Collect all the lines that mention the word "chart".

_Data block:_
....

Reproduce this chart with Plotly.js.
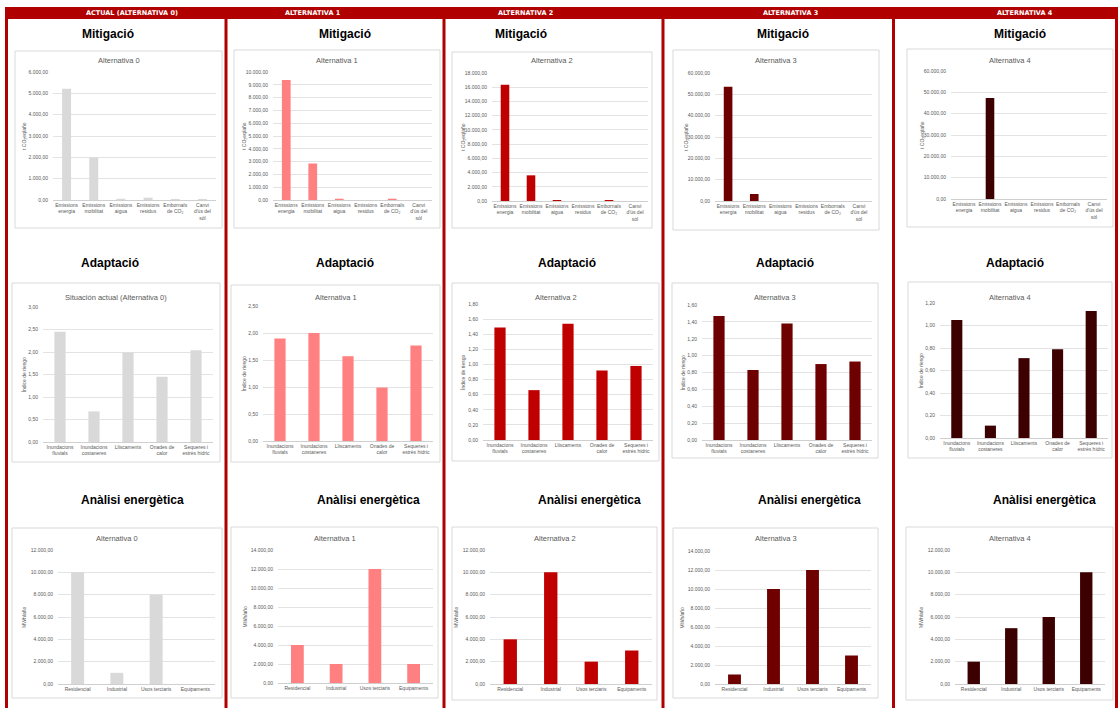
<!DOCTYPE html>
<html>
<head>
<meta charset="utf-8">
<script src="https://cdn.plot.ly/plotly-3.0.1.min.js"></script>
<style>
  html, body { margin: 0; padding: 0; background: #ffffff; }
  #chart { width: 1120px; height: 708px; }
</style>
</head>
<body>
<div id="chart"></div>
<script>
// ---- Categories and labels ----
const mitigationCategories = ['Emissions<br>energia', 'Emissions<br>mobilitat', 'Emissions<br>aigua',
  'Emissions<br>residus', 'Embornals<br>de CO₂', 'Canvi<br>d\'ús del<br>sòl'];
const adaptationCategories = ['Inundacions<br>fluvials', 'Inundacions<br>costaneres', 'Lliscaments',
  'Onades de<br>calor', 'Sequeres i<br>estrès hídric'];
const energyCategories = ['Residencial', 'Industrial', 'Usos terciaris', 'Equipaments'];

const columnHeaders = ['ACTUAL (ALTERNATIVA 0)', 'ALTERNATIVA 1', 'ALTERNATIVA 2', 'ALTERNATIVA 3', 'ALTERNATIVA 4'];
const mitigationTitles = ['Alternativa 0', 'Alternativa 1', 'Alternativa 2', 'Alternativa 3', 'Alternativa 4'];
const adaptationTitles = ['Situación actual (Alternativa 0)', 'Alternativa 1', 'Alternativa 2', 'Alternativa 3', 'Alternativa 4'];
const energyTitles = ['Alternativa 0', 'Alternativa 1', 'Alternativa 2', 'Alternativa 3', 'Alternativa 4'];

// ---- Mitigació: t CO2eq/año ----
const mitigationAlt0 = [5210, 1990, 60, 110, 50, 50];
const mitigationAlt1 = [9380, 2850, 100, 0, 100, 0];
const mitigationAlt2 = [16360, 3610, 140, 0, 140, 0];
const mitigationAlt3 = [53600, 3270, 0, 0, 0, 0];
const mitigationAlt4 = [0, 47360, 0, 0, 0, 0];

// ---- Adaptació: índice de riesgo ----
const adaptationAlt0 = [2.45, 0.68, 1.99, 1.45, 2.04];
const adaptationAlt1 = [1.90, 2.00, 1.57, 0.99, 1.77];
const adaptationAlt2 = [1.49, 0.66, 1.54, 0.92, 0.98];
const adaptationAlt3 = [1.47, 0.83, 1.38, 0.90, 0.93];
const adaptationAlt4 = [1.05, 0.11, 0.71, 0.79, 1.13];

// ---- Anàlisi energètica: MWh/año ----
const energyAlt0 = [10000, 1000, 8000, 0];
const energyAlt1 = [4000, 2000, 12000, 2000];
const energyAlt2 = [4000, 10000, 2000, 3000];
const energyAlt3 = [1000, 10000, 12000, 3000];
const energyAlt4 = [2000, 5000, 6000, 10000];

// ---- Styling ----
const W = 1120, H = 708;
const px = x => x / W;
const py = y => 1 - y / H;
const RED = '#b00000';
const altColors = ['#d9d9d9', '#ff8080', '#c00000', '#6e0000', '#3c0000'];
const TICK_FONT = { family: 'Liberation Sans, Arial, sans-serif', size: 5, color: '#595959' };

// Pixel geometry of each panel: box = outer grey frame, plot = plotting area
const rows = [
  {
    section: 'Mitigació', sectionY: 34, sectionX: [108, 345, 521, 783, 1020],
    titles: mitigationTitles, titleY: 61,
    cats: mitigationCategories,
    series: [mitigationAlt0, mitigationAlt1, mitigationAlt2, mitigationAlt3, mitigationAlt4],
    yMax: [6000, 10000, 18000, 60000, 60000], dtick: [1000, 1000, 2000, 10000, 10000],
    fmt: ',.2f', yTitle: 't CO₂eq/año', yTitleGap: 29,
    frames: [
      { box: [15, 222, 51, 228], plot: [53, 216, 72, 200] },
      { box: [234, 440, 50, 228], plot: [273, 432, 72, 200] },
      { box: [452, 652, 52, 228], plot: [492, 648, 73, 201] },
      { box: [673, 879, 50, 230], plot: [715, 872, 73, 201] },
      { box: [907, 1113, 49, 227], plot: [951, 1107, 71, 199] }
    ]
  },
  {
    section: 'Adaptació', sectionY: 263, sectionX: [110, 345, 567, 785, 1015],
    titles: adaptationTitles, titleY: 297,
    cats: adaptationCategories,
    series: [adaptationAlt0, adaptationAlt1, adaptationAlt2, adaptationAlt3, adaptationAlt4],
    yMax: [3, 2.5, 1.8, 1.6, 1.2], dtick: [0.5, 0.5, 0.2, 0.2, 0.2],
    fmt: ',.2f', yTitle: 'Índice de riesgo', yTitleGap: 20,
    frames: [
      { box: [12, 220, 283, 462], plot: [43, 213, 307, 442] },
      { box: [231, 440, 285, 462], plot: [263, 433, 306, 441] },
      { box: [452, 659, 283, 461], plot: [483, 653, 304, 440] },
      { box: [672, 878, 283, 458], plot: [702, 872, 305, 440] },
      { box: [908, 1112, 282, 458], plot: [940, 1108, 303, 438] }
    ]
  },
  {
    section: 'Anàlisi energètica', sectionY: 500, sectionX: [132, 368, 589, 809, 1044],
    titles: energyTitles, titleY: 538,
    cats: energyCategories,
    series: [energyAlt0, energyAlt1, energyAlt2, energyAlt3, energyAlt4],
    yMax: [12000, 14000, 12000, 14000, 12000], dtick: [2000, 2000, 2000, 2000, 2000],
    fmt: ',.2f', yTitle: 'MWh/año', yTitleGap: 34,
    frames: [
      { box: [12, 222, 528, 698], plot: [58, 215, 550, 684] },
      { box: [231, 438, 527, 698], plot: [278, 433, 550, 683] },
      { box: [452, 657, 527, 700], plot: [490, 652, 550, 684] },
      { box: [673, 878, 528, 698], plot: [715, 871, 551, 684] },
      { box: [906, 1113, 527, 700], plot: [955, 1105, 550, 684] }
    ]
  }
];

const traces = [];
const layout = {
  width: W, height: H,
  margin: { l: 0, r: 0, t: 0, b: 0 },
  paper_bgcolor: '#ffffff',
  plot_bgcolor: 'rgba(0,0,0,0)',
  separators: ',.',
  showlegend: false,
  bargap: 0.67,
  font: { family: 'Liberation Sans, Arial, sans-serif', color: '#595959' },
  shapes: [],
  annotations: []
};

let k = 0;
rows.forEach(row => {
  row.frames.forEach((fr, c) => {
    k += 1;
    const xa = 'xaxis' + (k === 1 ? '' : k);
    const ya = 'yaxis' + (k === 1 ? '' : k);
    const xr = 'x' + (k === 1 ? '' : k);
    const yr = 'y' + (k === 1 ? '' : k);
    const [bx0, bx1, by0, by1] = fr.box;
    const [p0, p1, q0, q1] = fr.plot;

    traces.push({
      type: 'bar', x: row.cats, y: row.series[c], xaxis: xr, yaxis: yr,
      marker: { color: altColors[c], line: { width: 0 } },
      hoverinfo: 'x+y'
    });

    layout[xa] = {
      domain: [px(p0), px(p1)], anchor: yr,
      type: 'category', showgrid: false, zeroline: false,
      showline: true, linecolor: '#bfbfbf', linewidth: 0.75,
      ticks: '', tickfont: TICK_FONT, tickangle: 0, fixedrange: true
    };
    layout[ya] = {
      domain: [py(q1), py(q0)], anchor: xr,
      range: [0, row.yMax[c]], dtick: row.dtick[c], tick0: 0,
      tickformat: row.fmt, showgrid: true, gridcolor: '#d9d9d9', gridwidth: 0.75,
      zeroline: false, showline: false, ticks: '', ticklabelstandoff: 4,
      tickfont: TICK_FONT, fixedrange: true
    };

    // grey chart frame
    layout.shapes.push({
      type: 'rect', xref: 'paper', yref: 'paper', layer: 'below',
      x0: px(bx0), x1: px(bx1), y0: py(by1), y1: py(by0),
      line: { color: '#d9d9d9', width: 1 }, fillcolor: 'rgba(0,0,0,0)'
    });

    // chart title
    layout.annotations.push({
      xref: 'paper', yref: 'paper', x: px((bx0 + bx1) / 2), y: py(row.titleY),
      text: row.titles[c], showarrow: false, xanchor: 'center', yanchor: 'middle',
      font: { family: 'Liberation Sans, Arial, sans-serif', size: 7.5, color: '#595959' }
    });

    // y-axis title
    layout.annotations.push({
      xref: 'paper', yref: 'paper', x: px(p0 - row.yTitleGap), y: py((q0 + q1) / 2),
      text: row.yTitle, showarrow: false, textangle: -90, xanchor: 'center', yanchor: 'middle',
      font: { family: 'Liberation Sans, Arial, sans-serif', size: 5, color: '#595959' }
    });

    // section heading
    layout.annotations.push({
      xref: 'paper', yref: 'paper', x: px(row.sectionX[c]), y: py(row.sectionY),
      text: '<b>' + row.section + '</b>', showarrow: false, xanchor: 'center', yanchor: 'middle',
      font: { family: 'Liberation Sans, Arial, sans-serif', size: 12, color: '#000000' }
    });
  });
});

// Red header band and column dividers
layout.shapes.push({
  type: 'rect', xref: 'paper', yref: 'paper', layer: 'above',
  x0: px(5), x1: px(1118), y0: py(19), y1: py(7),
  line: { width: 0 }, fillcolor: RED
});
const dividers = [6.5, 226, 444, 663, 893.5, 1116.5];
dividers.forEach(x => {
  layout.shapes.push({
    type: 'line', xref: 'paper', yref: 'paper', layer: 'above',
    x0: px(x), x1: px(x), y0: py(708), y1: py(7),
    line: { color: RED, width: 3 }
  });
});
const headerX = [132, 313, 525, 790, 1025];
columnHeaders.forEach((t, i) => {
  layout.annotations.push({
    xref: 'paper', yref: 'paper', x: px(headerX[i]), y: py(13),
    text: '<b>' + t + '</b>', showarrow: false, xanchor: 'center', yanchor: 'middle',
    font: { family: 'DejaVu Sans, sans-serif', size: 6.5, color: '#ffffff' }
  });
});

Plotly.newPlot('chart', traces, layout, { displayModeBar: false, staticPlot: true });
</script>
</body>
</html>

....

_Written response:_
Reproduce this chart with Plotly.js.
  #chart { width: 1120px; height: 708px; }
<div id="chart"></div>
    // grey chart frame
    // chart title
Plotly.newPlot('chart', traces, layout, { displayModeBar: false, staticPlot: true });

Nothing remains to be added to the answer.